## Dataset extract
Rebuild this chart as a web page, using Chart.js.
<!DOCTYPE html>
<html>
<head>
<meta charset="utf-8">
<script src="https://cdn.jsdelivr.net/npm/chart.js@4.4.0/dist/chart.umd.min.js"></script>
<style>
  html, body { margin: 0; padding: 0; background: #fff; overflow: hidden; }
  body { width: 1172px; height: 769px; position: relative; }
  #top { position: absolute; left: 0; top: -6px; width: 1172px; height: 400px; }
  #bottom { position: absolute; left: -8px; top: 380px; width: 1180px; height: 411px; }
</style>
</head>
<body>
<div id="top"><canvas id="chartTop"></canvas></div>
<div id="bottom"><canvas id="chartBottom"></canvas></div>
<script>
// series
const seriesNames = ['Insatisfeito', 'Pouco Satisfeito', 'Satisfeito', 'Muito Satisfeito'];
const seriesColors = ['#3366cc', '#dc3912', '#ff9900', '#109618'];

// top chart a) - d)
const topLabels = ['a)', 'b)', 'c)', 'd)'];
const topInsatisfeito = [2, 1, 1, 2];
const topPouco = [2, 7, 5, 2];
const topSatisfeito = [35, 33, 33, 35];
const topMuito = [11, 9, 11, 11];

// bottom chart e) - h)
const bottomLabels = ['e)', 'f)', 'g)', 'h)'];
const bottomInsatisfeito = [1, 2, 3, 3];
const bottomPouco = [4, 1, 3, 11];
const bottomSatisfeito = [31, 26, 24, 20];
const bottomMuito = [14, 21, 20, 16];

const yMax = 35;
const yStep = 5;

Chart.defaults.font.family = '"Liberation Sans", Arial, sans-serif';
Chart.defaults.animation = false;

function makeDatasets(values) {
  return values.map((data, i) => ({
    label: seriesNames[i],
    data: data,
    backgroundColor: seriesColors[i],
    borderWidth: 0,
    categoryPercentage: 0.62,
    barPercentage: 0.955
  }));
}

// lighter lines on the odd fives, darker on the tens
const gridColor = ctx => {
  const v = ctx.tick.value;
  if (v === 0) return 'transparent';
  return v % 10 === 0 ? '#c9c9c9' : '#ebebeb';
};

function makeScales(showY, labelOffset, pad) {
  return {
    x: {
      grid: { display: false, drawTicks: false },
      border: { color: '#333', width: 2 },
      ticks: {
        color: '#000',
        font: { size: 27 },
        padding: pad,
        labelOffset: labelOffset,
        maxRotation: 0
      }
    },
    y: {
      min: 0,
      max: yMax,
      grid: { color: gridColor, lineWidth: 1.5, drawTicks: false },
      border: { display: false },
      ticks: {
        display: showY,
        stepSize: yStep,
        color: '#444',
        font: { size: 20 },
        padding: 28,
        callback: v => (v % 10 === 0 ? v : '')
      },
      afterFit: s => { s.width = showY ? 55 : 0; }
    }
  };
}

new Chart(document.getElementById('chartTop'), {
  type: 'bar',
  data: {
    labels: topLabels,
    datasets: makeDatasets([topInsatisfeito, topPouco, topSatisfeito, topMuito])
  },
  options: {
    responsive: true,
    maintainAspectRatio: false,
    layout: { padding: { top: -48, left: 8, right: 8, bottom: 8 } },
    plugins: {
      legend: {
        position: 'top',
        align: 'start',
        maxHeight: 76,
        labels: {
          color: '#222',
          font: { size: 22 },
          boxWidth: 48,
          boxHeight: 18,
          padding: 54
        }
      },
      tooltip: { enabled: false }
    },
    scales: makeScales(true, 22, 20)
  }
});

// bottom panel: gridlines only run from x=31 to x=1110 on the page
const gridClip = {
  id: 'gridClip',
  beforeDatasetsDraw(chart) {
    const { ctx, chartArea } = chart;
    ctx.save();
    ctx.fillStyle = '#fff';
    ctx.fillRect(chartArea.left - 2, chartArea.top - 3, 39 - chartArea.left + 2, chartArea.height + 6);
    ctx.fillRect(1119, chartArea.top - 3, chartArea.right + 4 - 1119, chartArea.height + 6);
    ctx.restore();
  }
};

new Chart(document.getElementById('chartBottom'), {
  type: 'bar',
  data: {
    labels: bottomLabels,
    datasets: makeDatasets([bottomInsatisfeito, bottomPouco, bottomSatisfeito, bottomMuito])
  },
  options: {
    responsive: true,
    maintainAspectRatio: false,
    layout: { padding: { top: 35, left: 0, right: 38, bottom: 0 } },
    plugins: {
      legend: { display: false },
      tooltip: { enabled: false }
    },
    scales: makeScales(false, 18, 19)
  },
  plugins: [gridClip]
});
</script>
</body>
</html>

## Given exercise
Give back all the data exactly as written.

## Output for this exercise
Rebuild this chart as a web page, using Chart.js.
<!DOCTYPE html>
<html>
<head>
<meta charset="utf-8">
<script src="https://cdn.jsdelivr.net/npm/chart.js@4.4.0/dist/chart.umd.min.js"></script>
<style>
  html, body { margin: 0; padding: 0; background: #fff; overflow: hidden; }
  body { width: 1172px; height: 769px; position: relative; }
  #top { position: absolute; left: 0; top: -6px; width: 1172px; height: 400px; }
  #bottom { position: absolute; left: -8px; top: 380px; width: 1180px; height: 411px; }
</style>
</head>
<body>
<div id="top"><canvas id="chartTop"></canvas></div>
<div id="bottom"><canvas id="chartBottom"></canvas></div>
<script>
// series
const seriesNames = ['Insatisfeito', 'Pouco Satisfeito', 'Satisfeito', 'Muito Satisfeito'];
const seriesColors = ['#3366cc', '#dc3912', '#ff9900', '#109618'];

// top chart a) - d)
const topLabels = ['a)', 'b)', 'c)', 'd)'];
const topInsatisfeito = [2, 1, 1, 2];
const topPouco = [2, 7, 5, 2];
const topSatisfeito = [35, 33, 33, 35];
const topMuito = [11, 9, 11, 11];

// bottom chart e) - h)
const bottomLabels = ['e)', 'f)', 'g)', 'h)'];
const bottomInsatisfeito = [1, 2, 3, 3];
const bottomPouco = [4, 1, 3, 11];
const bottomSatisfeito = [31, 26, 24, 20];
const bottomMuito = [14, 21, 20, 16];

const yMax = 35;
const yStep = 5;

Chart.defaults.font.family = '"Liberation Sans", Arial, sans-serif';
Chart.defaults.animation = false;

function makeDatasets(values) {
  return values.map((data, i) => ({
    label: seriesNames[i],
    data: data,
    backgroundColor: seriesColors[i],
    borderWidth: 0,
    categoryPercentage: 0.62,
    barPercentage: 0.955
  }));
}

// lighter lines on the odd fives, darker on the tens
const gridColor = ctx => {
  const v = ctx.tick.value;
  if (v === 0) return 'transparent';
  return v % 10 === 0 ? '#c9c9c9' : '#ebebeb';
};

function makeScales(showY, labelOffset, pad) {
  return {
    x: {
      grid: { display: false, drawTicks: false },
      border: { color: '#333', width: 2 },
      ticks: {
        color: '#000',
        font: { size: 27 },
        padding: pad,
        labelOffset: labelOffset,
        maxRotation: 0
      }
    },
    y: {
      min: 0,
      max: yMax,
      grid: { color: gridColor, lineWidth: 1.5, drawTicks: false },
      border: { display: false },
      ticks: {
        display: showY,
        stepSize: yStep,
        color: '#444',
        font: { size: 20 },
        padding: 28,
        callback: v => (v % 10 === 0 ? v : '')
      },
      afterFit: s => { s.width = showY ? 55 : 0; }
    }
  };
}

new Chart(document.getElementById('chartTop'), {
  type: 'bar',
  data: {
    labels: topLabels,
    datasets: makeDatasets([topInsatisfeito, topPouco, topSatisfeito, topMuito])
  },
  options: {
    responsive: true,
    maintainAspectRatio: false,
    layout: { padding: { top: -48, left: 8, right: 8, bottom: 8 } },
    plugins: {
      legend: {
        position: 'top',
        align: 'start',
        maxHeight: 76,
        labels: {
          color: '#222',
          font: { size: 22 },
          boxWidth: 48,
          boxHeight: 18,
          padding: 54
        }
      },
      tooltip: { enabled: false }
    },
    scales: makeScales(true, 22, 20)
  }
});

// bottom panel: gridlines only run from x=31 to x=1110 on the page
const gridClip = {
  id: 'gridClip',
  beforeDatasetsDraw(chart) {
    const { ctx, chartArea } = chart;
    ctx.save();
    ctx.fillStyle = '#fff';
    ctx.fillRect(chartArea.left - 2, chartArea.top - 3, 39 - chartArea.left + 2, chartArea.height + 6);
    ctx.fillRect(1119, chartArea.top - 3, chartArea.right + 4 - 1119, chartArea.height + 6);
    ctx.restore();
  }
};

new Chart(document.getElementById('chartBottom'), {
  type: 'bar',
  data: {
    labels: bottomLabels,
    datasets: makeDatasets([bottomInsatisfeito, bottomPouco, bottomSatisfeito, bottomMuito])
  },
  options: {
    responsive: true,
    maintainAspectRatio: false,
    layout: { padding: { top: 35, left: 0, right: 38, bottom: 0 } },
    plugins: {
      legend: { display: false },
      tooltip: { enabled: false }
    },
    scales: makeScales(false, 18, 19)
  },
  plugins: [gridClip]
});
</script>
</body>
</html>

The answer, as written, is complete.